Justin Kurzel’s True History of the Kelly Gang opened in the UK last Friday, drawing mostly enthusiastic reviews but lukewarm interest from moviegoers.

Picturehouse launched the subversive bushranger movie adapted by Shaun Grant from the Peter Carey novel on 93 screens, generating £155,000 ($A302,000) and £170,000 ($A332,000) including previews in three days.

Kurzel and stars Essie Davis, George MacKay and Earl Cave attended the charity premiere at Picturehouse Central last Tuesday, which raised £4,000 ($7,900) for the Country Fire Authority of Victoria to help fight the bushfires in the region.

Porchlight Film’s Liz Watts, Daybreak Pictures’ Hal Vogel, Kurzel and Paul Ranford produced the film which had an abbreviated theatrical release here before the Stan Original premiere, grossing $116,000,

Evidently few moviegoers took much notice of the critics such as The Independent’s Clarisse Loughrey, who observed: “Director Justin Kurzel, after an unsatisfying dip into mainstream filmmaking with 2016’s Assassin’s Creed, here returns to what he does best: sparse, violent and hallucinatory visions of mankind’s unchecked rage.

“As the inevitable, deathly end to his story arrives, a profound sense of tragedy hangs in the air.”

In The Times Kevin Maher hailed a “a bleakly beautiful primal scream…Extremely violent, this outlaw yarn ultimately has a sensitive soul.”

The Financial Times’ Danny Leigh described the film as a “bloody, woozy, teasing telling of the Ned Kelly story, a cult movie in waiting.”

More equivocal was The Critic magazine’s Christopher Silvester, who opined, “As an Aussie might say, Kurzel seems to have a few kangaroos loose in the top paddock.

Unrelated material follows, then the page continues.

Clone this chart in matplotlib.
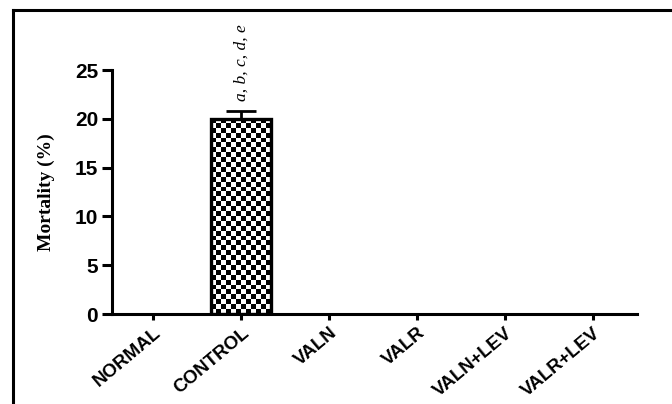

The film is partially in period and partially not, like an avant-garde student production — or perhaps the budget for costumes just ran out.

“The production design and art direction make real locations seem almost abstract, while the brooding score creates a mood of angst and hopelessness.”

IFC Films will launch the film in the US on April 24. Memento is handling international sales.